I would literally not let him get off the phone with me. He came up with a proposal that Mike and I could move in on the 15th, and he would raise the rent $50 a month and have us commit to a two year lease. It occurred to me then that this math was not exactly in our favor, but I didn’t want to offend him, so I told him I needed to call Mike to discuss his proposition and I would get right back to him. I then called Mike and told him that he had to call Ed and get us out of the bad offer and into a good offer if he wanted to keep his girlfriend happy. Mike called me back 15 minutes later, said we would move in the 9th of the month, the rent would stay as is, and we would sign a two-year lease. The place was ours! I hooked Ed with my saccharine charm and Mike reeled him in with his negotiating skills. After living in a behemoth apartment structure with heinous management for the past three years, Ed seemed like the kind of landlord anyone would be grateful to have. And everything aside, Mike and I are fit to be amazing tenants. I have obsessive-compulsive disorder to the point that if I make my bed and Mike sets something on it, leaving a dent in the fluff, we don’t leave my house till I smooth out the comforter again. If he puts one of the pillows with the pillow case opening in the wrong direction, the situation must be rectified. There are no messes in my homes. No piles. No dirty dishes. No stray shoes lying around. A cluttered house gives me a cluttered, inoperable brain. I walk almost all of my trash straight to the dumpster. I have problems. But I also have a new home!
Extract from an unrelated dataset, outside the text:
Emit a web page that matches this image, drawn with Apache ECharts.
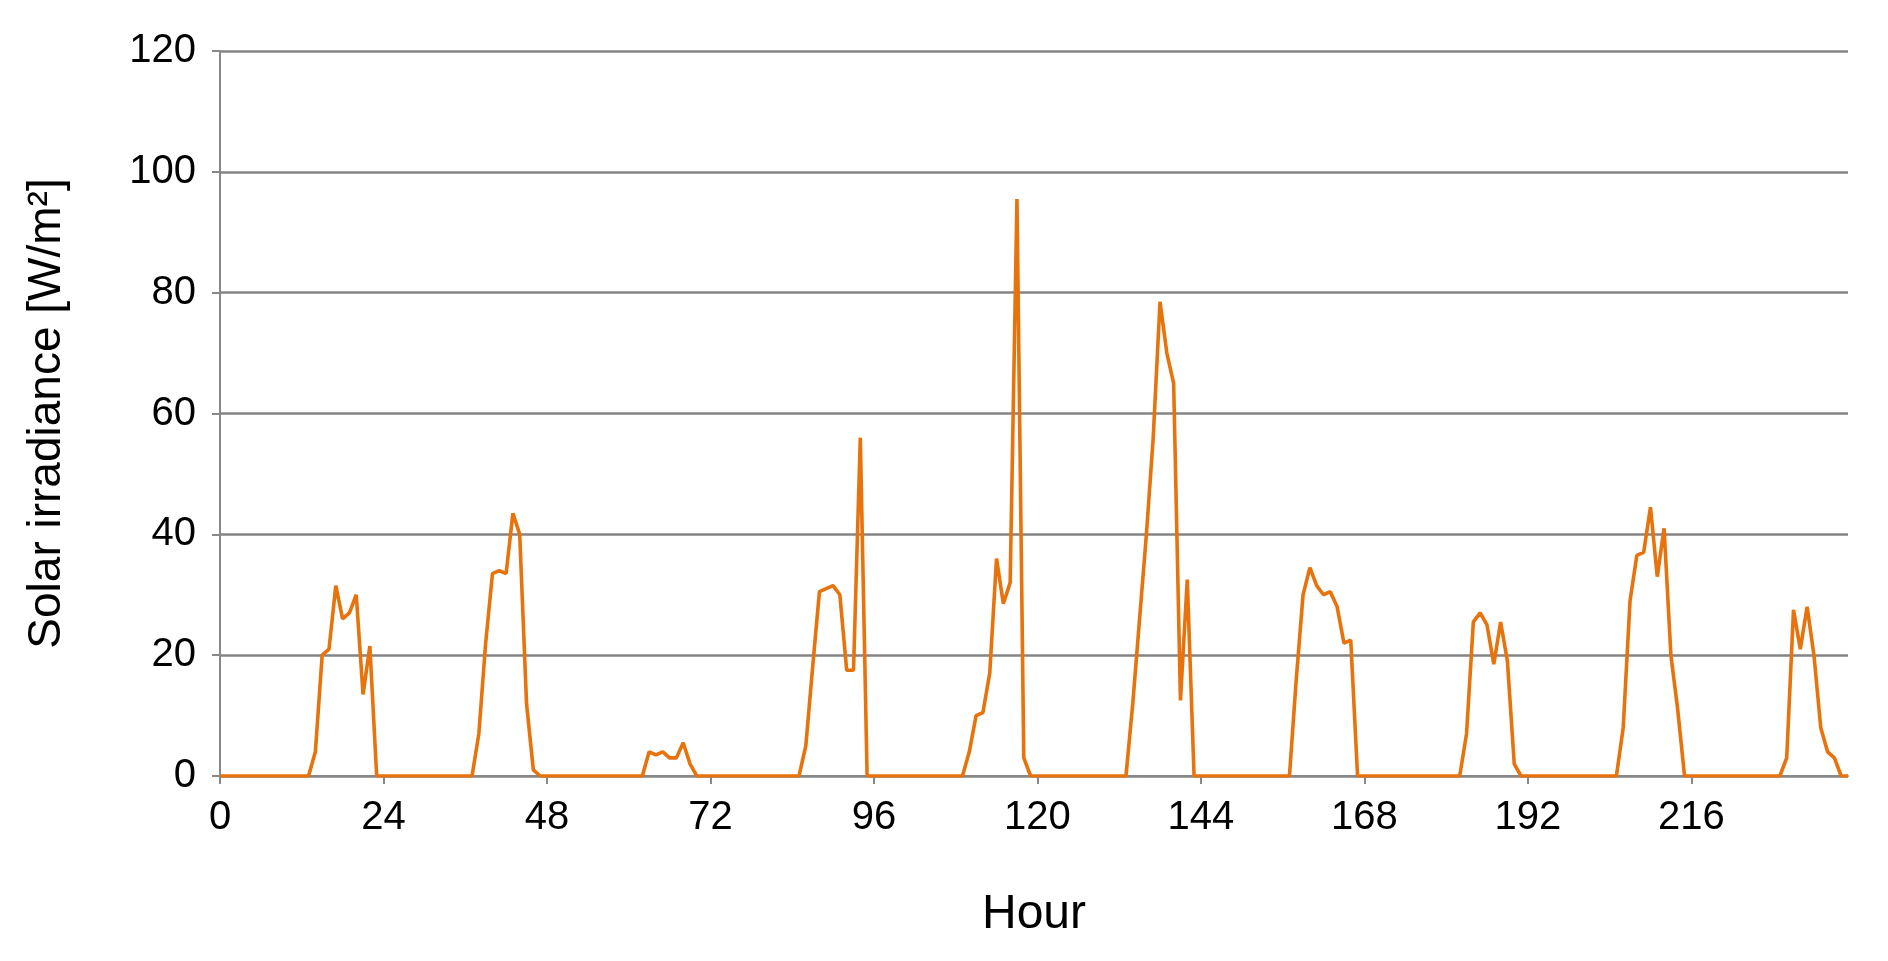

There is just one more minor thing left to address. One of my top priorities was that I have my own bathroom. I NEED my own bathroom for reasons I’m not mentally prepared to get into. Ed’s nearly-perfect apartment has two bedrooms, a gorgeous living room, dining room, and balcony, but only one bathroom, and that is simply a poetic road I’m not going to pedal down till next week.
Until then, I will Pinterest away the denial that I will be sharing a bathroom with a man (even a perfectly clean one) in a handful of days, one of my life’s greatest fears. May acceptance be kind and find me soon, Lord knows I need it.